(Rows from a dataset of charts and code)
* BEGIN *

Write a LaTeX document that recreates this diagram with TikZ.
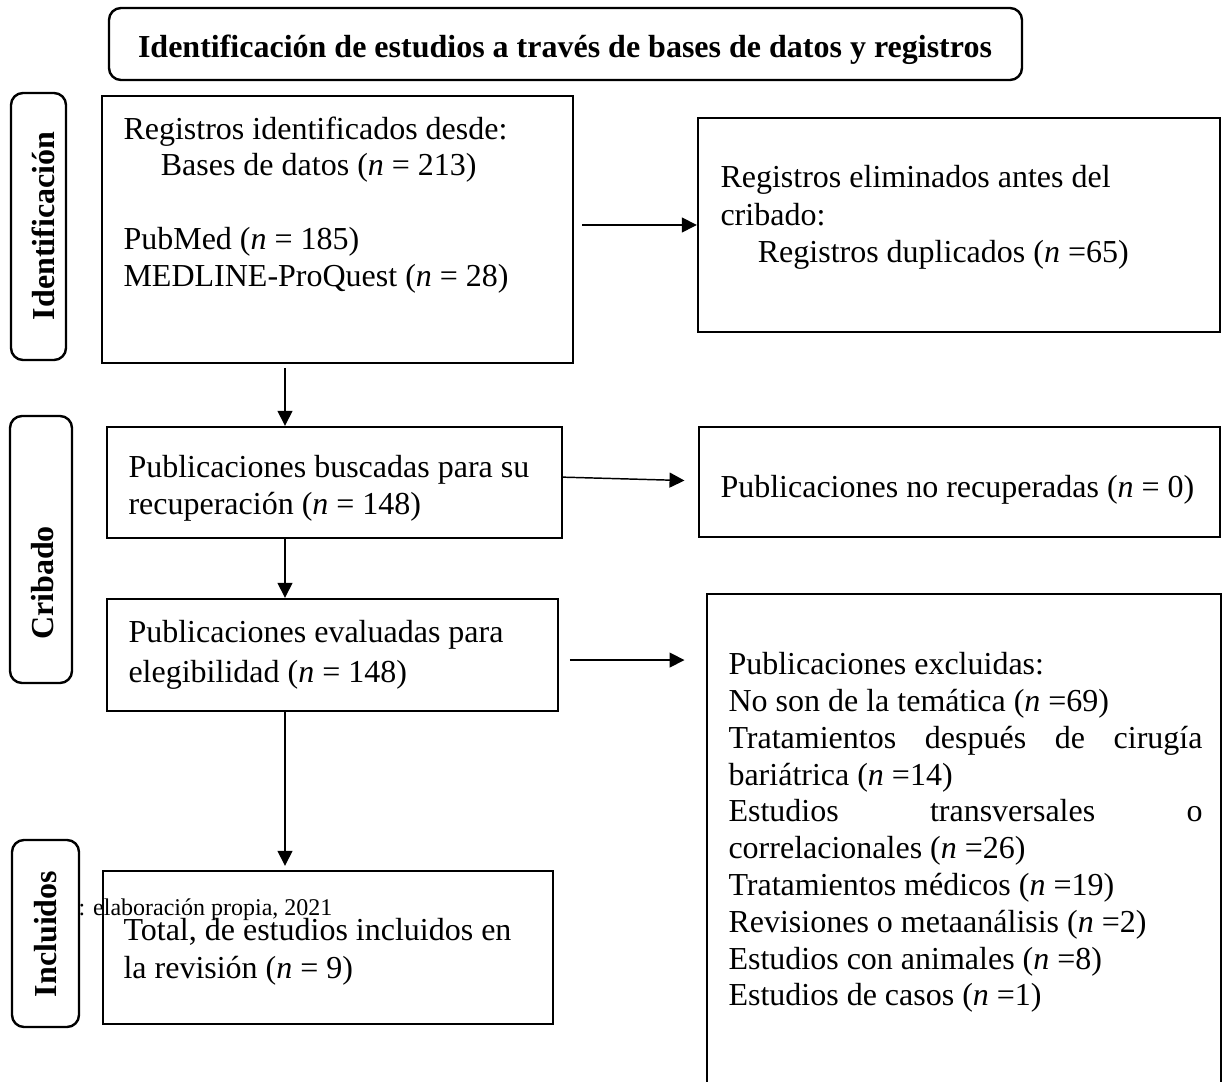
\documentclass[tikz,border=0pt]{standalone}
\usepackage{fontspec}
\setmainfont{Liberation Serif}
\usetikzlibrary{arrows.meta, fit}

\tikzset{
  box/.style={draw, line width=0.9pt, inner sep=0pt},
  sidebox/.style={box, rounded corners=4.5pt},
  txt/.style={anchor=north west, inner sep=0pt, align=left, font=\fontsize{12}{13.8}\selectfont},
  sidelab/.style={rotate=90, anchor=base, inner sep=0pt, font=\fontsize{12}{14}\selectfont\bfseries},
  arr/.style={-{Triangle[length=5.6pt, width=5.6pt]}, line width=0.55pt}
}

\begin{document}
\begin{tikzpicture}[x=0.375pt, y=-0.375pt]

\useasboundingbox (0,0) rectangle (1224,1082);

\node [sidebox, fit={(109,8) (1022,80)}] (titulo) {};
\node [anchor=base, inner sep=0pt, font=\fontsize{12}{14}\selectfont\bfseries] (titulotxt) at (565,58)
	{Identificación de estudios a través de bases de datos y registros};

% etapas
\node [sidebox, fit={(11,93) (66,360)}] (identificacion) {};
\node [sidelab] (identificaciontxt) at (55,226) {Identificación};
\node [sidebox, fit={(10,416) (72,683)}] (cribado) {};
\node [sidelab] (cribadotxt) at (53,583) {Cribado};
\node [sidebox, fit={(12,840) (79,1027)}] (incluidos) {};
\node [sidelab] (incluidostxt) at (56,934) {Incluidos};

% cajas
\node [box, fit={(102,96) (573,363)}] (registros) {};
\node [txt] (registrostxt) at (123,116) {
	Registros identificados desde:\\
	\hspace*{14pt}Bases de datos (\textit{n} = 213)\\
	~\\
	PubMed (\textit{n} = 185)\\
	MEDLINE-ProQuest (\textit{n} = 28)
};

\node [box, fit={(698,118) (1220,332)}] (eliminados) {};
\node [txt, font=\fontsize{12}{14.1}\selectfont] (eliminadostxt) at (720,165) {
	Registros eliminados antes del\\
	cribado:\\
	\hspace*{14pt}Registros duplicados (\textit{n} =65)
};

\node [box, fit={(107,427) (562,538)}] (buscadas) {};
\node [txt] (buscadastxt) at (128,455) {
	Publicaciones buscadas para su\\
	recuperación (\textit{n} = 148)
};

\node [box, fit={(699,427) (1220,537)}] (norecup) {};
\node [txt] (norecuptxt) at (720,475) {Publicaciones no recuperadas (\textit{n} = 0)};

\node [box, fit={(107,599) (558,711)}] (evaluadas) {};
\node [txt, font=\fontsize{12}{15}\selectfont] (evaluadastxt) at (128,620) {
	Publicaciones evaluadas para\\
	elegibilidad (\textit{n} = 148)
};

\node [box, fit={(707,594) (1221,1090)}] (excluidas) {};
\node [txt, align=flush left, text width=177.75pt] (excluidastxt) at (728,652) {
	Publicaciones excluidas:\\
	No son de la temática (\textit{n} =69)\\
	Tratamientos \hfill después \hfill de \hfill cirugía\\
	bariátrica (\textit{n} =14)\\
	Estudios \hfill transversales \hfill o\\
	correlacionales (\textit{n} =26)\\
	Tratamientos médicos (\textit{n} =19)\\
	Revisiones o metaanálisis (\textit{n} =2)\\
	Estudios con animales (\textit{n} =8)\\
	Estudios de casos (\textit{n} =1)
};

\node [box, fit={(103,871) (553,1024)}] (total) {};
\node [txt, font=\fontsize{12}{14.2}\selectfont] (totaltxt) at (123,918) {
	Total, de estudios incluidos en\\
	la revisión (\textit{n} = 9)
};

\node [anchor=base west, inner sep=0pt, font=\fontsize{9}{10}\selectfont] (fuente) at (78,916)
	{: elaboración propia, 2021};

% flechas
\coordinate (col) at (285,0);
\draw [arr, shorten <=3pt] (registros.east |- eliminados.west) -- (eliminados.west);
\draw [arr, shorten <=1.5pt] (registros.south -| col) -- (buscadas.north -| col);
\draw [arr, shorten >=5pt] ([yshift=2pt]buscadas.east) -- ([yshift=0.4pt]norecup.west);
\draw [arr] (buscadas.south -| col) -- (evaluadas.north -| col);
\draw [arr, shorten <=4pt, shorten >=8pt] ([yshift=-1.9pt]evaluadas.east) -- ([yshift=-1.9pt]evaluadas.east -| excluidas.west);
\draw [arr, shorten >=1.5pt] (evaluadas.south -| col) -- (total.north -| col);

\end{tikzpicture}
\end{document}
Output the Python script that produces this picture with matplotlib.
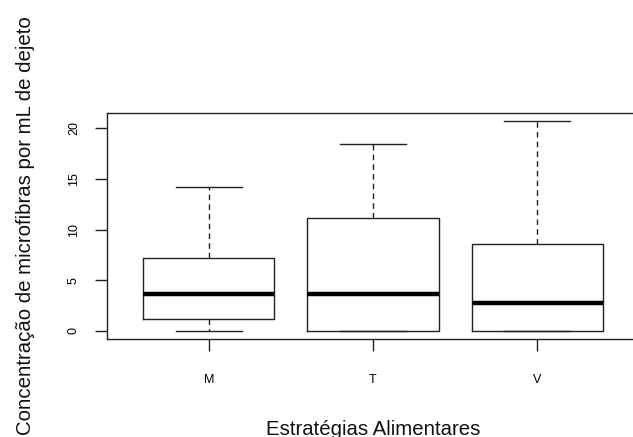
import matplotlib
matplotlib.use("Agg")
import matplotlib.pyplot as plt

plt.rcParams['font.family'] = ['Liberation Sans', 'DejaVu Sans']

# estratégias e resumo dos boxplots
grupos = ['M', 'T', 'V']
minimo = [0.0, 0.0, 0.0]
q1 = [1.1, 0.0, 0.0]
mediana = [3.6, 3.65, 2.75]
q3 = [7.15, 11.15, 8.55]
maximo = [14.25, 18.5, 20.7]

stats = []
for i, g in enumerate(grupos):
    stats.append({'label': g, 'whislo': minimo[i], 'q1': q1[i], 'med': mediana[i],
                  'q3': q3[i], 'whishi': maximo[i], 'fliers': []})

fig = plt.figure(figsize=(6.33, 4.37), dpi=100)
ax = fig.add_axes([107/633, (437-339)/437, (639-107)/633, (339-113)/437])

cor = '#222222'
ax.bxp(stats, positions=[1, 2, 3], widths=0.8, showfliers=False,
       boxprops={'color': cor, 'linewidth': 1.0},
       medianprops={'color': 'black', 'linewidth': 3.2, 'solid_capstyle': 'butt'},
       whiskerprops={'color': cor, 'linewidth': 1.0, 'linestyle': (0, (4, 3))},
       capprops={'color': cor, 'linewidth': 1.0}, capwidths=0.4)

ax.set_xlim(0.38, 3.62)
ax.set_ylim(-0.83, 21.53)
ax.set_yticks([0, 5, 10, 15, 20])
ax.set_yticklabels(['0', '5', '10', '15', '20'], rotation=90, va='center')
ax.set_xticks([1, 2, 3])
ax.set_xticklabels(grupos)
for s in ax.spines.values():
    s.set_color(cor)
    s.set_linewidth(1.0)
ax.tick_params(axis='y', length=8.5, width=1.0, pad=11, labelsize=9, color=cor)
ax.tick_params(axis='x', length=8.5, width=1.0, pad=17, labelsize=9, color=cor)

ax.set_xlabel('Estratégias Alimentares', fontsize=14.7, labelpad=24, color='#111111')
ax.set_ylabel('Concentração de microfibras por mL de dejeto', fontsize=14.7,
              labelpad=24, color='#111111')

fig.savefig('out.png', dpi=100)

* END *

EXERCISE OBJECTIVE »
Scan the data above and copy every line with "that" in it.

ANSWER FOR THE TASK »
Write a LaTeX document that recreates this diagram with TikZ.
Output the Python script that produces this picture with matplotlib.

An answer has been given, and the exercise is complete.